FCC’s seesawing stance on regulation of internet services could soon end

The two-decade-long back and forth at the U.S. Federal Communications Commission over whether internet access should be regulated as a common carrier telecommunications utility under Title II of the Communications Act or as an Information Service under Title I of the law could soon end.

That’s the likely upshot if the U.S. Supreme Court as predicted by legal pundits overturns its 1984 decision in Chevron U.S.A., Inc. v. Natural Resources Defense Council, Inc., 468 U.S. 837 (1984). That ruling -- which established the doctrine of judicial deference to agency administrative law interpretations of statutes when they could be construed ambiguously -- will be revisited by the high court in Loper Bright Enterprises v. Raimondo, granted review this week.

If the court abandons the Chevron doctrine as expected, the question of how internet service is to be regulated would be left to Congress and the courts rather than administrative agencies like the FCC. That could have major implications for the FCC’s current policy expressed in its 2018 Restoring Internet Freedom order, classifying internet service as an information service under Title I. Accordingly, providers are not required to honor reasonable requests for connections or subject to rate regulation by state public utility commissions had they would if classified as telecommunications providers under Title II.

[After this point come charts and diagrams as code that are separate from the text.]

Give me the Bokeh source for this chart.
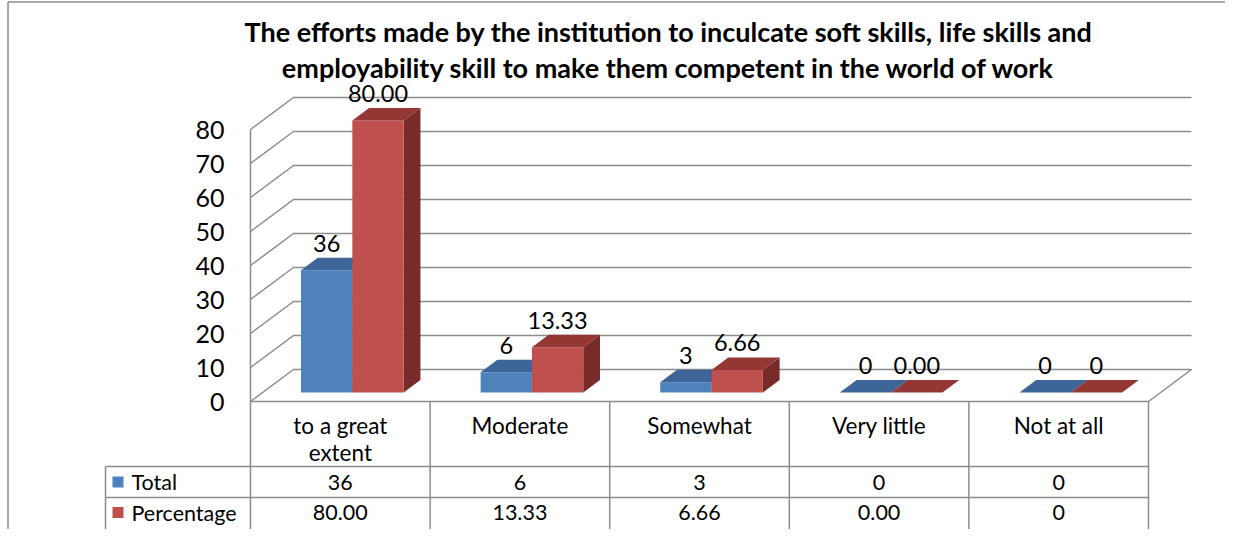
from bokeh.plotting import figure
from bokeh.models import Range1d
from bokeh.core.properties import value
from bokeh.embed import file_html
from bokeh.resources import INLINE

# ---------------- data ----------------
title_lines = [
    "The efforts made by the institution to inculcate soft skills, life skills and",
    "employability skill to make them competent in the world of work",
]
categories = ["to a great extent", "Moderate", "Somewhat", "Very little", "Not at all"]
category_lines = [["to a great", "extent"], ["Moderate"], ["Somewhat"], ["Very little"], ["Not at all"]]
series_names = ["Total", "Percentage"]
total = [36, 6, 3, 0, 0]
percentage = [80.00, 13.33, 6.66, 0.00, 0]
total_labels = ["36", "6", "3", "0", "0"]
percentage_labels = ["80.00", "13.33", "6.66", "0.00", "0"]
y_ticks = [0, 10, 20, 30, 40, 50, 60, 70, 80]

# ---------------- layout / style ----------------
W, H = 1225, 529
X0_PX, CAT_PX = 250, 179.6   # left edge of category area, px per category
Y0_PX, VAL_PX = 401, 3.4     # baseline px, px per unit
FONT = value("Lato")
GRID = "#8c8c8c"

def X(px):  # canvas px -> data x
    return (px - X0_PX) / CAT_PX

def Y(py):  # canvas px -> data y
    return (Y0_PX - py) / VAL_PX

DX, DY = 43 / CAT_PX, 32 / VAL_PX   # floor depth offset
D0, D1 = 0.28, 0.67                  # bar front/back depth
BW = 1 / 3.5                         # bar width (gap 150%)

p = figure(width=W, height=H, output_backend="svg", toolbar_location=None,
           x_range=Range1d(X(0), X(W)), y_range=Range1d(Y(H), Y(0)),
           x_axis_type=None, y_axis_type=None, min_border=0)
p.outline_line_color = None
p.grid.visible = False
p.background_fill_color = "white"

n = len(categories)

# outer chart border (left & top)
p.multi_line(xs=[[X(7.5), X(7.5)], [X(7.5), X(W)]],
             ys=[[Y(1.5), Y(H)], [Y(1.5), Y(1.5)]],
             line_color="#8c8c8c", line_width=1.5)

# walls: left-wall diagonals + back-wall gridlines
gx, gy = [], []
for t in y_ticks:
    gx.append([0, DX, n + DX])
    gy.append([t, t + DY, t + DY])
gx.append([0, 0]); gy.append([0, y_ticks[-1]])       # front vertical axis line
gx.append([n, n + DX]); gy.append([0, DY])           # floor right edge
p.multi_line(xs=gx, ys=gy, line_color=GRID, line_width=1.5)

# y tick labels
p.text(x=[X(224)] * len(y_ticks), y=y_ticks, text=[str(t) for t in y_ticks],
       text_font=FONT, text_font_size="25px", text_align="right",
       text_baseline="middle", text_color="black")

# ---------------- 3D bars ----------------
series = [
    (total, total_labels, "#4F81BD", "#3D6597", "#385D8A", -BW),
    (percentage, percentage_labels, "#C0504D", "#943634", "#772C2A", 0.0),
]
for vals, labs, c_front, c_top, c_side, off in series:
    fx, fy, tx, ty, sx, sy = [], [], [], [], [], []
    lx, ly = [], []
    for i, h in enumerate(vals):
        x0 = i + 0.5 + off
        x1 = x0 + BW
        ax0, ay0 = DX * D0, DY * D0
        ax1, ay1 = DX * D1, DY * D1
        fx.append([x0 + ax0, x1 + ax0, x1 + ax0, x0 + ax0])
        fy.append([ay0, ay0, h + ay0, h + ay0])
        tx.append([x0 + ax0, x1 + ax0, x1 + ax1, x0 + ax1])
        ty.append([h + ay0, h + ay0, h + ay1, h + ay1])
        sx.append([x1 + ax0, x1 + ax1, x1 + ax1, x1 + ax0])
        sy.append([ay0, ay1, h + ay1, h + ay0])
        lx.append((x0 + x1) / 2 + ax0)
        ly.append(h + ay1 + 4.3)
    p.patches(xs=sx, ys=sy, fill_color=c_side, line_color=None)
    p.patches(xs=fx, ys=fy, fill_color=c_front, line_color=None)
    p.patches(xs=tx, ys=ty, fill_color=c_top, line_color=None)
    p.text(x=lx, y=ly, text=labs, text_font=FONT, text_font_size="23.5px",
           text_align="center", text_baseline="middle", text_color="black")

# ---------------- data table ----------------
row_lines = [466, 497]          # horizontal separators (px)
row_y = [481.5, 512]            # text centers of the two data rows (px)
tab_x, tab_y = [], []
tab_x.append([0, n]); tab_y.append([0, 0])                    # top edge (floor front)
for i in range(n + 1):                                         # column verticals
    tab_x.append([i, i]); tab_y.append([0, Y(H + 5)])
for py in row_lines:                                           # row lines
    tab_x.append([X(105), n]); tab_y.append([Y(py), Y(py)])
tab_x.append([X(105), X(105)]); tab_y.append([Y(row_lines[0]), Y(H + 5)])  # legend column edge
p.multi_line(xs=tab_x, ys=tab_y, line_color=GRID, line_width=1.5)

# category labels
cx, cy, ct = [], [], []
for i, lines in enumerate(category_lines):
    for k, s in enumerate(lines):
        cx.append(i + 0.5); cy.append(Y(425 + 27 * k)); ct.append(s)
p.text(x=cx, y=cy, text=ct, text_font=FONT, text_font_size="22.5px",
       text_align="center", text_baseline="middle", text_color="black")

# legend keys + series names
key_colors = ["#4F81BD", "#C0504D"]
p.rect(x=[X(117.5)] * 2, y=[Y(py) for py in row_y], width=11 / CAT_PX, height=11 / VAL_PX,
       fill_color=key_colors, line_color=None)
p.text(x=[X(131)] * 2, y=[Y(py) for py in row_y], text=series_names, text_font=FONT,
       text_font_size="21.5px", text_align="left", text_baseline="middle", text_color="black")

# cell values
vx, vy, vt = [], [], []
for r, labs in enumerate([total_labels, percentage_labels]):
    for i, s in enumerate(labs):
        vx.append(i + 0.5); vy.append(Y(row_y[r])); vt.append(s)
p.text(x=vx, y=vy, text=vt, text_font=FONT, text_font_size="21.5px",
       text_align="center", text_baseline="middle", text_color="black")

# title
p.text(x=[X(668)] * 2, y=[Y(31), Y(67)], text=title_lines, text_font=FONT,
       text_font_size="27px", text_font_style="bold", text_align="center",
       text_baseline="middle", text_color="black")

open("out.html", "w").write(file_html(p, INLINE))
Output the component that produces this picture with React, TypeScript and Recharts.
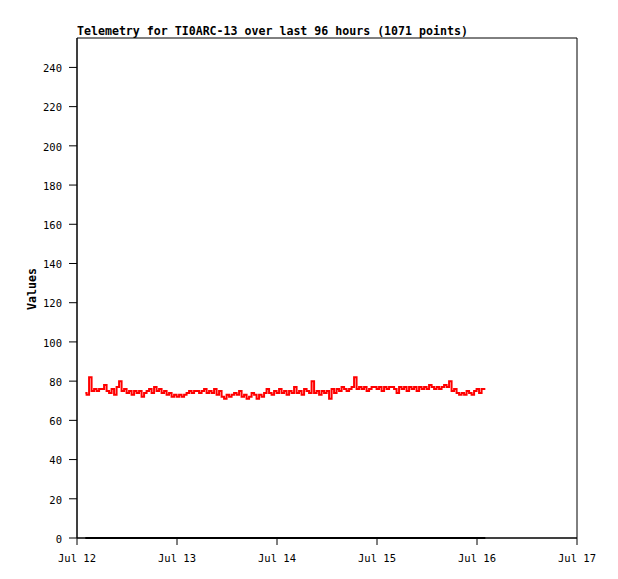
import React from "react";
import { LineChart, Line, XAxis, YAxis, ReferenceArea } from "recharts";

const title = "Telemetry for TI0ARC-13 over last 96 hours (1071 points)";
const yLabel = "Values";
const xTickHours = [0, 24, 48, 72, 96, 120];
const xTickLabels = ["Jul 12", "Jul 13", "Jul 14", "Jul 15", "Jul 16", "Jul 17"];
const yTicks = [0, 20, 40, 60, 80, 100, 120, 140, 160, 180, 200, 220, 240];

const startHour = 2;
const stepHours = 0.6;
const values = [
  74, 73, 82, 75, 76,
  75, 76, 76, 78, 75,
  74, 76, 73, 77, 80, 75,
  76, 74, 75, 73, 75,
  74, 75, 72, 74, 75,
  76, 74, 77, 75, 76,
  74, 75, 73, 74, 72,
  73, 72, 73, 72, 73,
  74, 75, 74, 75, 75,
  74, 75, 76, 74, 75,
  74, 76, 73, 75, 72,
  71, 73, 72, 73, 74,
  73, 75, 72, 73, 71,
  72, 74, 73, 71, 73,
  72, 74, 76, 74, 73,
  75, 74, 76, 74, 75,
  73, 75, 74, 77, 74,
  75, 73, 76, 75, 74,
  80, 74, 75, 73, 75,
  74, 75, 71, 76, 74,
  76, 75, 77, 76, 75,
  76, 77, 82, 76, 77,
  76, 77, 75, 76, 77,
  77, 76, 77, 75, 77,
  76, 77, 77, 76, 74,
  77, 76, 77, 75, 77,
  76, 77, 75, 77, 76,
  77, 76, 78, 77, 76,
  77, 76, 77, 78, 77,
  80, 75, 76, 74, 73,
  74, 73, 75, 74, 73,
  75, 76, 74, 76, 76,
];

const data = values.map((v, i) => ({
  h: startHour + i * stepHours,
  v,
  base: 0,
}));

const font = "'DejaVu Sans Mono', monospace";

export default function App() {
  return (
    <div style={{ position: "fixed", left: 0, top: 0, width: 618, height: 579, background: "#fff" }}>
      <div
        style={{
          position: "absolute",
          left: 77,
          top: 24,
          fontFamily: font,
          fontWeight: "bold",
          fontSize: 11.6,
          color: "#000",
          whiteSpace: "nowrap",
          lineHeight: "14px",
        }}
      >
        {title}
      </div>
      <div
        style={{
          position: "absolute",
          left: 32,
          top: 289,
          transform: "translate(-50%, -50%) rotate(-90deg)",
          fontFamily: font,
          fontWeight: "bold",
          fontSize: 11.6,
          color: "#000",
          whiteSpace: "nowrap",
        }}
      >
        {yLabel}
      </div>
      <LineChart
        width={618}
        height={579}
        data={data}
        margin={{ top: 38, right: 41, bottom: 11, left: 27 }}
      >
        <XAxis
          dataKey="h"
          type="number"
          domain={[0, 120]}
          ticks={xTickHours}
          tickFormatter={(t: number) => xTickLabels[xTickHours.indexOf(t)]}
          height={30}
          tickSize={7}
          tickMargin={10}
          stroke="#000"
          tick={{ fill: "#000", fontFamily: font, fontSize: 10.5 }}
          interval={0}
        />
        <YAxis
          type="number"
          domain={[0, 255]}
          ticks={yTicks}
          width={50}
          tickSize={8}
          tickMargin={7}
          stroke="#000"
          tick={{ fill: "#000", fontFamily: font, fontSize: 10.5, dy: 1 }}
          interval={0}
        />
        <ReferenceArea x1={0} x2={120} y1={0} y2={255} fill="none" stroke="#000" strokeWidth={1} ifOverflow="visible" />
        <Line
          dataKey="base"
          stroke="#000"
          strokeWidth={2}
          dot={false}
          isAnimationActive={false}
          type="linear"
        />
        <Line
          dataKey="v"
          stroke="#ff0000"
          strokeWidth={2}
          dot={false}
          isAnimationActive={false}
          type="step"
        />
      </LineChart>
    </div>
  );
}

Should that order come back before the Supreme Court should it overturn the Chevron doctrine, it could also be invalidated along with the court’s decision in National Cable & Telecommunications Association, et al. v Brand X Internet Services, et al. 545 US 967 (2005). Supreme Court Justice Clarence Thomas, who wrote the decision for the majority, has expressed misgivings over it. In that case, the high court ruled the FCC’s determination that internet service provided by cable companies should be regulated under Title I was a reasonable interpretation of ambiguous provisions of the 1996 Telecom Act under the Chevron doctrine. In the 18 years since the Brand X ruling, cable companies have become the dominant provider of internet connectivity in the United States.